No. If existing insulation is dry, clean, and not contaminated, many homes can be air sealed and topped up. Removal is most justified when there’s moisture, pests, heavy debris, or mystery material.
How long does attic insulation removal take?
Most projects are scheduled and completed based on access, depth, and cleanup needs. Tight hatches and deep loose-fill add time.
Can you remove cellulose and fiberglass the same way?
Often, yes, both loose-fill types are commonly vacuumed out. The difference is the mess factor, density, and how contaminated it is.
What if I see pebble-like insulation (vermiculite)?
Stop disturbing it. EPA guidance is to assume vermiculite may contain asbestos and to avoid disturbing it unless using trained precautions/pros.
Will removal lower my energy bill by itself?
Removal alone usually doesn’t; what matters is what comes next: air sealing + correct insulation levels.

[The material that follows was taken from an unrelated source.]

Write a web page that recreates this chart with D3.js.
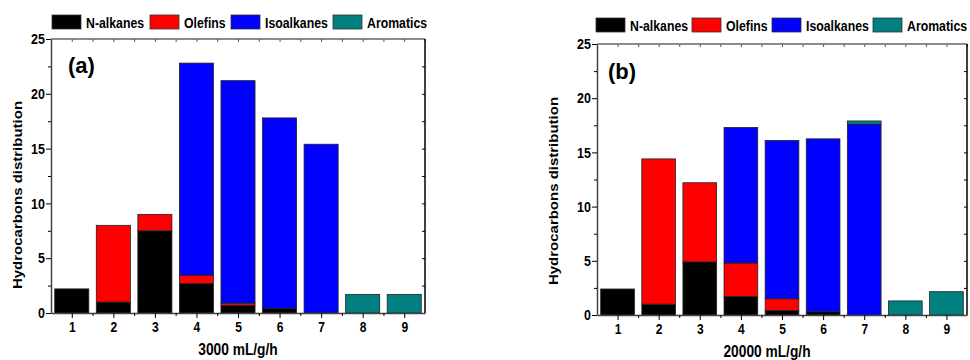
<!DOCTYPE html>
<html>
<head>
<meta charset="UTF-8">
<title>Hydrocarbons distribution</title>
<script src="https://cdn.jsdelivr.net/npm/d3@7"></script>
<style>
body { margin: 0; background: #fff; }
svg text { font-family: "Liberation Sans", Arial, sans-serif; font-weight: bold; }
</style>
</head>
<body>
<div id="vis"></div>
<script>
// data
var categories = [1, 2, 3, 4, 5, 6, 7, 8, 9];
var seriesNames = ["N-alkanes", "Olefins", "Isoalkanes", "Aromatics"];
var seriesColors = ["#000000", "#ff0000", "#0000ff", "#008080"];
var yTicks = [0, 5, 10, 15, 20, 25];

// 3000 mL/g/h
var aNalk = [2.2, 1.0, 7.5, 2.7, 0.7, 0.4, 0, 0, 0];
var aOlef = [0, 7.0, 1.5, 0.75, 0.2, 0, 0, 0, 0];
var aIso  = [0, 0, 0, 19.35, 20.3, 17.4, 15.4, 0, 0];
var aArom = [0, 0, 0, 0, 0, 0, 0, 1.7, 1.7];

// 20000 mL/g/h
var bNalk = [2.4, 1.0, 4.9, 1.7, 0.4, 0.3, 0, 0, 0];
var bOlef = [0, 13.4, 7.3, 3.1, 1.1, 0, 0, 0, 0];
var bIso  = [0, 0, 0, 12.5, 14.6, 15.95, 17.6, 0, 0];
var bArom = [0, 0, 0, 0, 0, 0, 0.3, 1.3, 2.15];

var svg = d3.select("#vis").append("svg")
  .attr("width", 970)
  .attr("height", 360);

var sq = 0.86; // the original lettering is a bit narrow

function rows(n, o, i, a) {
  return categories.map(function(c, k) {
    return {cat: c, "N-alkanes": n[k], "Olefins": o[k], "Isoalkanes": i[k], "Aromatics": a[k]};
  });
}

function panel(opt) {
  var x = d3.scaleLinear().domain([0.5, 9.5]).range([opt.left, opt.right]);
  var y = d3.scaleLinear().domain([0, 25]).range([opt.bottom, opt.top]);
  var g = svg.append("g");

  var stack = d3.stack().keys(seriesNames)(opt.data);
  var bw = (x(1) - x(0)) * 0.82;

  stack.forEach(function(layer, li) {
    g.selectAll(null)
      .data(layer.filter(function(d) { return d[1] - d[0] > 0; }))
      .enter().append("rect")
      .attr("x", function(d) { return x(d.data.cat) - bw / 2; })
      .attr("y", function(d) { return y(d[1]); })
      .attr("width", bw)
      .attr("height", function(d) { return y(d[0]) - y(d[1]); })
      .attr("fill", seriesColors[li])
      .attr("stroke", "#222")
      .attr("stroke-width", 0.8);
  });

  // bottom axis
  var xb = d3.axisBottom(x).tickValues(categories).tickSize(5).tickSizeOuter(0).tickPadding(4);
  var gx = g.append("g").attr("transform", "translate(0," + opt.bottom + ")").call(xb);
  gx.selectAll("text").attr("font-size", 14).attr("fill", "#000")
    .attr("transform", "scale(" + sq + ",1)");
  // minor ticks between bars
  g.append("g").attr("transform", "translate(0," + opt.bottom + ")")
    .call(d3.axisBottom(x).tickValues(d3.range(1.5, 9.5, 1)).tickSize(3).tickSizeOuter(0).tickFormat(""))
    .call(function(s) { s.select(".domain").remove(); });

  // left axis
  var gy = g.append("g").attr("transform", "translate(" + opt.left + ",0)")
    .call(d3.axisLeft(y).tickValues(yTicks).tickSize(5).tickSizeOuter(0).tickPadding(2));
  gy.selectAll("text").attr("font-size", 14.5).attr("fill", "#000")
    .attr("transform", "scale(" + sq + ",1)");
  g.append("g").attr("transform", "translate(" + opt.left + ",0)")
    .call(d3.axisLeft(y).tickValues(d3.range(2.5, 25, 5)).tickSize(3).tickFormat(""))
    .call(function(s) { s.select(".domain").remove(); });

  // top axis, ticks inward
  g.append("g").attr("transform", "translate(0," + opt.top + ")")
    .call(d3.axisBottom(x).tickValues(d3.range(1, 10, 0.5)).tickSize(3).tickSizeOuter(0).tickFormat(""))
    .call(function(s) { s.select(".domain").remove(); })
    .selectAll("line").attr("stroke", "#555");
  g.append("line")
    .attr("x1", opt.left).attr("x2", opt.right)
    .attr("y1", opt.top).attr("y2", opt.top)
    .attr("stroke", "#666").attr("stroke-width", 1.5);

  // right axis, ticks inward
  g.append("g").attr("transform", "translate(" + opt.right + ",0)")
    .call(d3.axisLeft(y).tickValues(d3.range(2.5, 25, 2.5)).tickSize(3).tickFormat(""))
    .call(function(s) { s.select(".domain").remove(); });
  g.append("line")
    .attr("x1", opt.right).attr("x2", opt.right)
    .attr("y1", opt.top).attr("y2", opt.bottom)
    .attr("stroke", "#000").attr("stroke-width", 1.5);

  g.selectAll(".domain").attr("stroke-width", 1.5).attr("stroke", "#444");

  // panel letter
  g.append("text")
    .attr("x", opt.letX).attr("y", opt.letY)
    .attr("font-size", 22)
    .text(opt.letter);

  // axis titles
  g.append("text")
    .attr("transform", "translate(" + opt.xtx + "," + (opt.bottom + 42) + ") scale(" + sq + ",1)")
    .attr("text-anchor", "middle").attr("font-size", 16)
    .text(opt.xTitle);
  g.append("text")
    .attr("transform", "translate(" + opt.ytx + "," + opt.yty + ") scale(" + sq + ",1) rotate(-90)")
    .attr("text-anchor", "middle").attr("font-size", 15)
    .text("Hydrocarbons distribution");

  // legend
  var lg = g.append("g").attr("transform", "translate(" + opt.legX + "," + opt.legY + ")");
  var offs = opt.legOffsets;
  seriesNames.forEach(function(name, i) {
    lg.append("rect")
      .attr("x", offs[i]).attr("y", 0)
      .attr("width", 29).attr("height", 14)
      .attr("fill", seriesColors[i]).attr("stroke", "#333").attr("stroke-width", 0.8);
    lg.append("text")
      .attr("transform", "translate(" + (offs[i] + 34) + ",12.5) scale(" + sq + ",1)")
      .attr("font-size", 14.3)
      .text(name);
  });
}

panel({
  data: rows(aNalk, aOlef, aIso, aArom),
  left: 51, right: 425, top: 39, bottom: 313,
  letter: "(a)", letX: 68, letY: 73,
  xTitle: "3000 mL/g/h", xtx: 238,
  ytx: 22, yty: 195,
  legX: 52, legY: 15, legOffsets: [0, 98, 179, 281]
});

panel({
  data: rows(bNalk, bOlef, bIso, bArom),
  left: 597, right: 967, top: 44, bottom: 315,
  letter: "(b)", letX: 608, letY: 79,
  xTitle: "20000 mL/g/h", xtx: 767,
  ytx: 558, yty: 191,
  legX: 596, legY: 18, legOffsets: [0, 96, 176, 277]
});
</script>
</body>
</html>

ENERGY STAR emphasizes sealing air leaks before adding insulation for performance.
Is insulation removal different for crawl spaces?
Yes. Crawl spaces add moisture management and access challenges. If there’s dampness, you want the plan to address vapor and air movement, not just “remove and replace.”
Do commercial buildings ever need insulation removal?
Yes, especially during roof/ceiling retrofits, moisture issues, or when insulation is failing or contaminated. (If you’re comparing commercial insulation contractors in Des Moines, IA, ask about containment and disposal plans up front.)
Are there rebates or tax credits for insulation work?
Rebates vary by utility/program, so start with your utility and state resources. Federal tax credit rules can also apply to qualifying insulation and air sealing.